What you need to do:
Copy exactly the lines from the beginning of the data down to and including the line holding "(gen.west) -- (impgen.east);", without any pictures.
--- Start ---
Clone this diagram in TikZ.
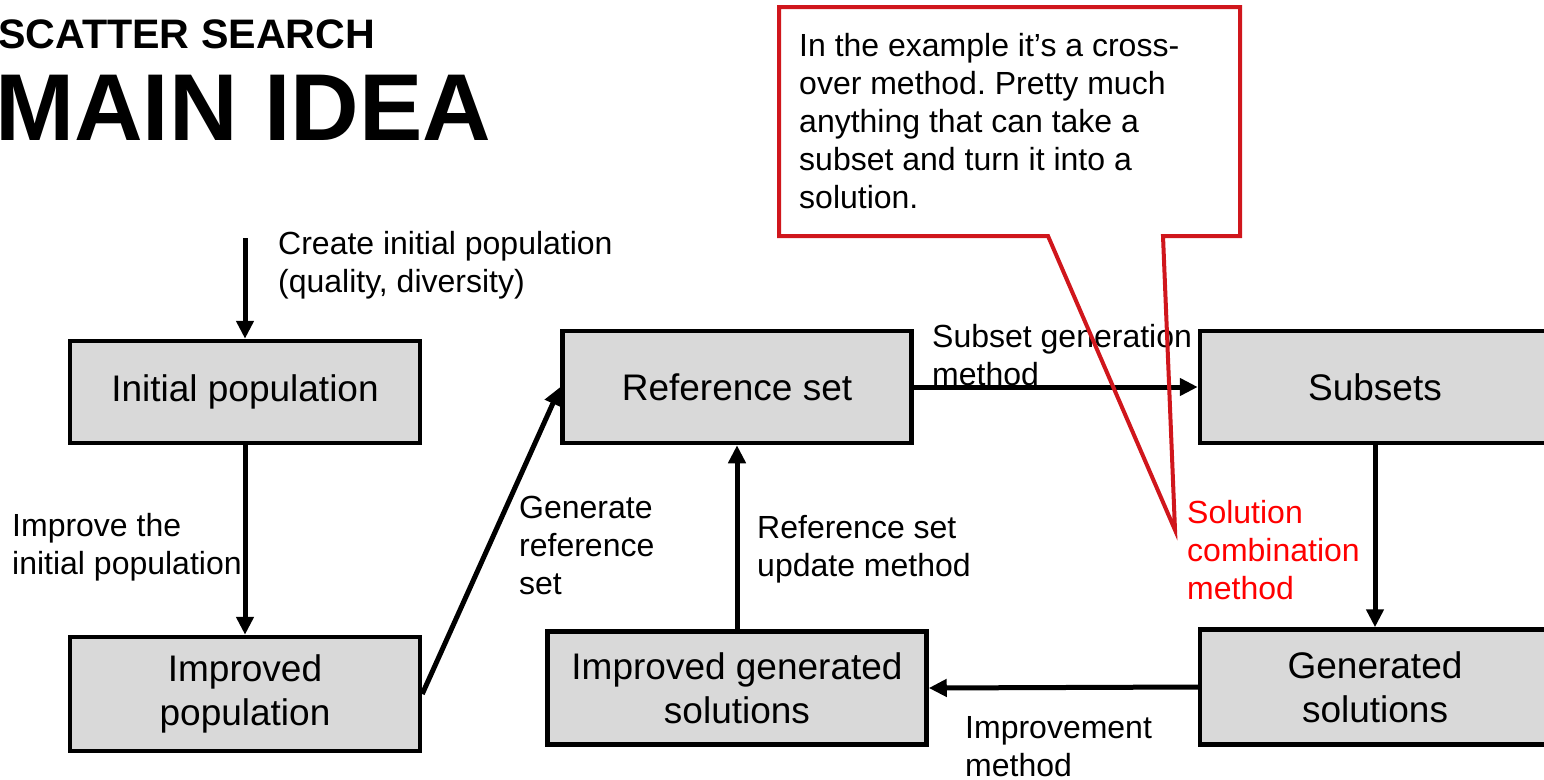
\documentclass[tikz,border=0pt]{standalone}
\usepackage{fontspec}
\setmainfont{Liberation Sans}
\usetikzlibrary{arrows.meta}
\definecolor{boxgray}{RGB}{217,217,217}
\definecolor{calloutred}{RGB}{208,22,28}
\definecolor{labelred}{RGB}{255,0,0}
\frenchspacing

\begin{document}
\begin{tikzpicture}[x=1pt,y=-1pt,
  stagebox/.style={draw=black, line width=4.5pt, fill=boxgray,
    minimum width=350pt, minimum height=104pt, align=center,
    font=\fontsize{37}{44}\selectfont, inner sep=0pt},
  flow/.style={line width=5pt, -{Triangle[length=18pt,width=17pt]}},
  steplabel/.style={anchor=north west, align=left, inner sep=0pt,
    font=\fontsize{32}{38}\selectfont},
  calloutline/.style={draw=calloutred, line width=4pt, line join=miter},
]
\useasboundingbox (0,0) rectangle (1544,779);
\clip (0,0) rectangle (1544,779);

% title
\node[anchor=base west, inner sep=0pt, font=\bfseries\fontsize{41.2}{45}\selectfont]
  (title) at (-2,48) {SCATTER SEARCH};
\node[anchor=base west, inner sep=0pt, font=\bfseries\fontsize{95}{100}\selectfont]
  (subtitle) at (-5,140) {MAIN IDEA};

% stages
\node[stagebox, minimum height=102pt] (init) at (245,392) {Initial population};
\node[stagebox, minimum height=114pt] (imppop) at (245,694) {Improved\\population};
\node[stagebox, minimum width=349pt, minimum height=112pt] (ref) at (737,387) {Reference set};
\node[stagebox, minimum height=112pt] (subs) at (1375,387) {Subsets};
\node[stagebox, minimum height=115pt] (gen) at (1375,687) {Generated\\solutions};
\node[stagebox, minimum width=379pt, minimum height=113pt] (impgen) at (737,688) {Improved generated\\solutions};

% connectors
\coordinate (start) at (245,238);
\draw[flow] (start) -- (init.north);
\draw[flow] (init.south) -- (imppop.north);
\draw[flow] (imppop.east) -- (ref.west);
\draw[flow] (impgen.north) -- (ref.south);
\draw[flow] (ref.east) -- (subs.west);
\draw[flow] (subs.south) -- (gen.north);
\draw[flow] (gen.west) -- (impgen.east);

% method labels
\node[steplabel] (lcreate) at (278,231) {Create initial population\\(quality, diversity)};
\node[steplabel] (limprove) at (12,513) {Improve the\\initial population};
\node[steplabel] (lgenref) at (519,496) {Generate\\reference\\set};
\node[steplabel] (lupdate) at (757,515) {Reference set\\update method};
\node[steplabel] (lsubset) at (932,324) {Subset generation\\method};
\node[steplabel, text=labelred] (lcombine) at (1187,500) {Solution\\combination\\method};
\node[steplabel] (limpmeth) at (965,716) {Improvement\\method};

% callout
\coordinate (cTL) at (779,7);
\coordinate (cTR) at (1240,7);
\coordinate (cBR) at (1240,236);
\coordinate (cBL) at (779,236);
\coordinate (tailR) at (1163,236);
\coordinate (tailL) at (1048,236);
\coordinate (tip) at (1175,530);
\draw[calloutline] (cTL) -- (cTR) -- (cBR) -- (tailR) -- (tip) -- (tailL) -- (cBL) -- cycle;
\node[steplabel] (note) at (799,33)
  {In the example it’s a cross-\\over method. Pretty much\\anything that can take a\\subset and turn it into a\\solution.};
\end{tikzpicture}
\end{document}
--- End ---
Answer:
Clone this diagram in TikZ.
\documentclass[tikz,border=0pt]{standalone}
\usepackage{fontspec}
\setmainfont{Liberation Sans}
\usetikzlibrary{arrows.meta}
\definecolor{boxgray}{RGB}{217,217,217}
\definecolor{calloutred}{RGB}{208,22,28}
\definecolor{labelred}{RGB}{255,0,0}
\frenchspacing

\begin{document}
\begin{tikzpicture}[x=1pt,y=-1pt,
  stagebox/.style={draw=black, line width=4.5pt, fill=boxgray,
    minimum width=350pt, minimum height=104pt, align=center,
    font=\fontsize{37}{44}\selectfont, inner sep=0pt},
  flow/.style={line width=5pt, -{Triangle[length=18pt,width=17pt]}},
  steplabel/.style={anchor=north west, align=left, inner sep=0pt,
    font=\fontsize{32}{38}\selectfont},
  calloutline/.style={draw=calloutred, line width=4pt, line join=miter},
]
\useasboundingbox (0,0) rectangle (1544,779);
\clip (0,0) rectangle (1544,779);

% title
\node[anchor=base west, inner sep=0pt, font=\bfseries\fontsize{41.2}{45}\selectfont]
  (title) at (-2,48) {SCATTER SEARCH};
\node[anchor=base west, inner sep=0pt, font=\bfseries\fontsize{95}{100}\selectfont]
  (subtitle) at (-5,140) {MAIN IDEA};

% stages
\node[stagebox, minimum height=102pt] (init) at (245,392) {Initial population};
\node[stagebox, minimum height=114pt] (imppop) at (245,694) {Improved\\population};
\node[stagebox, minimum width=349pt, minimum height=112pt] (ref) at (737,387) {Reference set};
\node[stagebox, minimum height=112pt] (subs) at (1375,387) {Subsets};
\node[stagebox, minimum height=115pt] (gen) at (1375,687) {Generated\\solutions};
\node[stagebox, minimum width=379pt, minimum height=113pt] (impgen) at (737,688) {Improved generated\\solutions};

% connectors
\coordinate (start) at (245,238);
\draw[flow] (start) -- (init.north);
\draw[flow] (init.south) -- (imppop.north);
\draw[flow] (imppop.east) -- (ref.west);
\draw[flow] (impgen.north) -- (ref.south);
\draw[flow] (ref.east) -- (subs.west);
\draw[flow] (subs.south) -- (gen.north);
\draw[flow] (gen.west) -- (impgen.east);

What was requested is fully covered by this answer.